The Libyan War

Libya 2011

The Libyan revolution began on February 2011, in the wake of the riots that changed the Arab world. In contrast with what happened in Tunisia and in Egypt, in a few weeks the Libyan Revolution became a civil war, a conflict that claimed more than 20,000 dead and 50,000 wounded. Libya, one of the richest countries in oil and natural gas, attracted the interests of the Western powers which decided to participate actively in the conflict aiming to oust the dictator and to rearrange the politics of oil in Europe and in the whole world. NATO, led by France, changed the fortunes of the conflict, increasing the possibility of victory for the insurgents.
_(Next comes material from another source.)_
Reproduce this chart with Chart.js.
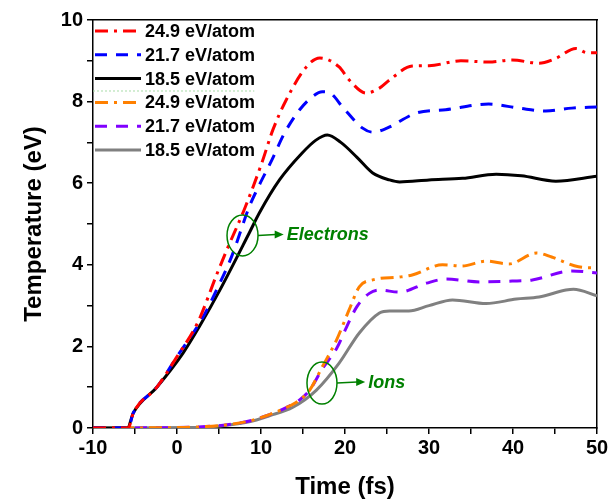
<!DOCTYPE html>
<html>
<head>
<meta charset="utf-8">
<script src="https://cdn.jsdelivr.net/npm/chart.js@4.4.1/dist/chart.umd.min.js"></script>
<style>
  html, body { margin: 0; padding: 0; background: #fff; }
  #wrap { width: 612px; height: 502px; position: relative; }
</style>
</head>
<body>
<div id="wrap"><canvas id="tempChart"></canvas></div>
<script>
// electrons
const redTime = [-10, -5.8, -5.2, -2.4, 0, 2.5, 4.8, 6, 8, 10.1, 11.4, 13, 15.4, 17, 19.3, 20.5, 22.5, 24.1, 25.3, 28, 30, 33.8, 37.1, 39.9, 43.1, 45, 47.5, 48.8, 50];
const redTemp = [0, 0, 0.37, 1.0, 1.75, 2.6, 3.8, 4.4, 5.35, 6.5, 7.3, 8.04, 8.85, 9.07, 8.85, 8.53, 8.21, 8.33, 8.53, 8.87, 8.88, 9.0, 8.97, 9.02, 8.94, 9.05, 9.3, 9.2, 9.2];

const blueTime = [-10, -5.8, -5.2, -2.4, 0, 3.1, 4.7, 6.5, 8.6, 9.5, 11.3, 12.8, 14.6, 16, 17.3, 18.3, 19.7, 22.1, 23.3, 25, 28.5, 32, 37.1, 40.7, 43.9, 47, 50];
const blueTemp = [0, 0, 0.37, 1.0, 1.75, 2.72, 3.38, 4.2, 5.42, 5.83, 6.57, 7.23, 7.8, 8.1, 8.24, 8.2, 7.87, 7.35, 7.25, 7.35, 7.72, 7.8, 7.94, 7.84, 7.77, 7.84, 7.87];

const blackTime = [-10, -5.9, -5.2, -2.4, 0.7, 2.7, 5.1, 8.6, 9.8, 12.2, 14.9, 16.5, 17.9, 19.5, 21.4, 23.3, 25.3, 26.5, 30, 34, 38, 41, 45.1, 50];
const blackTemp = [0, 0, 0.37, 1.0, 1.83, 2.5, 3.38, 4.78, 5.27, 6.08, 6.74, 7.05, 7.18, 7.0, 6.64, 6.25, 6.08, 6.03, 6.08, 6.12, 6.22, 6.18, 6.05, 6.17];

// ions
const orangeTime = [-10, 0, 3, 6, 8.6, 11, 13, 14.6, 15.8, 17.3, 19, 20.5, 21.7, 23.3, 26.5, 28, 31.6, 33.9, 36.8, 39.5, 42.8, 44.6, 47.8, 50];
const orangeTemp = [0, 0.01, 0.03, 0.08, 0.17, 0.33, 0.5, 0.69, 0.93, 1.5, 2.16, 2.9, 3.46, 3.63, 3.7, 3.75, 4.0, 3.97, 4.09, 4.02, 4.29, 4.19, 3.95, 3.92];

const purpleTime = [-10, 0, 3, 6, 8.6, 11, 13, 14.6, 15.8, 17.3, 19, 20.2, 21.4, 22.9, 24.1, 26.5, 29.7, 32, 36, 39.9, 42.3, 47, 50];
const purpleTemp = [0, 0.01, 0.03, 0.08, 0.17, 0.33, 0.5, 0.69, 0.93, 1.45, 1.95, 2.48, 2.97, 3.3, 3.38, 3.33, 3.55, 3.65, 3.58, 3.6, 3.63, 3.85, 3.8];

const grayTime = [-10, 2, 5, 8.6, 11, 13.8, 16.6, 19.3, 21.7, 24.1, 25.3, 27.6, 30, 32.8, 36.8, 40.4, 43.1, 46.3, 47.2, 50];
const grayTemp = [0, 0.01, 0.05, 0.15, 0.3, 0.51, 0.93, 1.59, 2.33, 2.82, 2.87, 2.87, 3.0, 3.14, 3.05, 3.16, 3.21, 3.38, 3.4, 3.24];

// legend separator line (dotted green)
const sepTime = [-10, 9.2];
const sepTemp = [8.26, 8.26];

const labels = ["24.9 eV/atom", "21.7 eV/atom", "18.5 eV/atom", "24.9 eV/atom", "21.7 eV/atom", "18.5 eV/atom"];

const FONT = "'Liberation Sans', Arial, sans-serif";
Chart.defaults.font.family = FONT;
Chart.defaults.color = "#000";

function pts(xs, ys) {
  return xs.map((x, i) => ({x: x, y: ys[i]}));
}

function line(label, xs, ys, color, dash) {
  return {
    label: label,
    data: pts(xs, ys),
    borderColor: color,
    backgroundColor: color,
    borderWidth: 3,
    borderDash: dash,
    pointRadius: 0,
    showLine: true,
    cubicInterpolationMode: "monotone",
    borderCapStyle: "butt"
  };
}

const dashDot = [13, 6, 3, 6];
const dashed = [12, 9];

const datasets = [
  line(labels[0], redTime, redTemp, "#ff0000", dashDot),
  line(labels[1], blueTime, blueTemp, "#0000ff", dashed),
  line(labels[2], blackTime, blackTemp, "#000000", []),
  line(labels[3], orangeTime, orangeTemp, "#ff8000", dashDot),
  line(labels[4], purpleTime, purpleTemp, "#8000ff", dashed),
  line(labels[5], grayTime, grayTemp, "#808080", []),
  {
    label: "sep",
    data: pts(sepTime, sepTemp),
    borderColor: "#a8dca8",
    borderWidth: 1,
    borderDash: [2, 2],
    pointRadius: 0,
    showLine: true
  }
];

// legend with line samples in the top-left corner
const lineLegend = {
  id: "lineLegend",
  afterDatasetsDraw(chart) {
    const c = chart.ctx;
    const a = chart.chartArea;
    c.save();
    c.font = "bold 18px " + FONT;
    c.textBaseline = "middle";
    for (let i = 0; i < 6; i++) {
      const ds = chart.data.datasets[i];
      const y = a.top + 11 + i * 23.8;
      c.beginPath();
      c.setLineDash(ds.borderDash);
      c.strokeStyle = ds.borderColor;
      c.lineWidth = 3;
      c.moveTo(a.left + 2, y);
      c.lineTo(a.left + 48, y);
      c.stroke();
      c.setLineDash([]);
      c.fillStyle = "#000";
      c.fillText(ds.label, a.left + 52, y + 1);
    }
    c.restore();
  }
};

// green circles, arrows and labels
const notes = [
  {text: "Electrons", cx: 7.8, cy: 4.72, rx: 15.5, ry: 20.5, tx: 12.7},
  {text: "Ions", cx: 17.26, cy: 1.1, rx: 15, ry: 21, tx: 22.4}
];

const noteMarks = {
  id: "noteMarks",
  afterDatasetsDraw(chart) {
    const c = chart.ctx;
    const xs = chart.scales.x, ys = chart.scales.y;
    c.save();
    c.strokeStyle = "#008000";
    c.fillStyle = "#008000";
    c.lineWidth = 1.5;
    notes.forEach(n => {
      const px = xs.getPixelForValue(n.cx);
      const py = ys.getPixelForValue(n.cy);
      const tx = xs.getPixelForValue(n.tx);
      c.beginPath();
      c.ellipse(px, py, n.rx, n.ry, 0, 0, Math.PI * 2);
      c.stroke();
      // arrow
      c.beginPath();
      c.moveTo(px + n.rx, py);
      c.lineTo(tx - 8, py - 1);
      c.stroke();
      c.beginPath();
      c.moveTo(tx, py - 1);
      c.lineTo(tx - 9, py - 5);
      c.lineTo(tx - 9, py + 3);
      c.closePath();
      c.fill();
      c.font = "italic bold 18px " + FONT;
      c.textBaseline = "middle";
      c.fillText(n.text, tx + 3, py);
    });
    c.restore();
  }
};

const ctx = document.getElementById("tempChart").getContext("2d");
const tempChart = new Chart(ctx, {
  type: "scatter",
  data: { datasets: datasets },
  options: {
    responsive: true,
    maintainAspectRatio: false,
    animation: false,
    layout: { padding: { top: 20, right: 15, left: 0, bottom: 0 } },
    plugins: {
      legend: { display: false },
      tooltip: { enabled: false }
    },
    scales: {
      x: {
        type: "linear",
        min: -10,
        max: 50,
        afterFit: s => { s.height = 74; },
        border: { display: true, color: "#000", width: 1.5 },
        grid: { display: true, drawOnChartArea: false, color: "#000", tickLength: 6, lineWidth: 1.5 },
        ticks: {
          stepSize: 5,
          padding: 2,
          font: { size: 20, weight: "bold" },
          callback: v => (v % 10 === 0 ? v : "")
        },
        title: {
          display: true,
          text: "Time (fs)",
          font: { size: 24, weight: "bold" },
          padding: { top: 0, bottom: 0 }
        }
      },
      y: {
        type: "linear",
        min: 0,
        max: 10,
        afterFit: s => { s.width = 93; },
        border: { display: true, color: "#000", width: 1.5 },
        grid: { display: true, drawOnChartArea: false, color: "#000", tickLength: 6, lineWidth: 1.5 },
        ticks: {
          stepSize: 1,
          padding: 4,
          font: { size: 20, weight: "bold" },
          callback: v => (v % 2 === 0 ? v : "")
        },
        title: {
          display: true,
          text: "Temperature (eV)",
          font: { size: 24, weight: "bold" },
          padding: { top: 20, bottom: 0 }
        }
      },
      x2: {
        type: "linear",
        position: "top",
        min: -10,
        max: 50,
        afterFit: s => { s.height = 0; },
        border: { display: true, color: "#000", width: 1.5 },
        grid: { display: false },
        ticks: { display: false }
      },
      y2: {
        type: "linear",
        position: "right",
        min: 0,
        max: 10,
        afterFit: s => { s.width = 0; },
        border: { display: true, color: "#000", width: 1.5 },
        grid: { display: false },
        ticks: { display: false }
      }
    }
  },
  plugins: [lineLegend, noteMarks]
});
</script>
</body>
</html>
Since the conflict began I’ve been several times in Libya: the first time about a year ago, in February, when I covered the beginning of the fighting before the NATO action. During the first trip, I documented Cireanaica freed from the forces of Gaddafi and the formation of an army of  revolutionaries ,who, until then, had never been active in war. The revolution was made by the Shababs, young people with no military training, unaccustomed to war, who decided to take up their kalashnikovs and to go fighting against the dictator. In the following months, I traveled through the mountains of Nalut  to the Tunisian border, in order to document the fall of Tripoli and of Gaddafi’s compound, Bab Al-Azizia. In October I went to Sirte and Misurata: there, I covered the last battle  until the capture and death of the Rais. A month lived into the war gave me the opportunity to enter the dynamics of the conflict and to catch its true complexity. After the first few days, my interest shifted from the battle to those who were living the conflict. I tried to focus on people,  and how they live the war, and I run into the brutality of the conflict through human emotions: the extreme pain for the loss of a friend, the courage and pride in fighting for freedom and the happiness and the hope of rebirth.

What I have felt mostly throughout the whole period, was the extreme need for change and freedom of people who had been subjugated by a dictator for decades. The instinct, the search for freedom, led the young revolutionaries, the Shababs, to risk their lives in hope for a different future.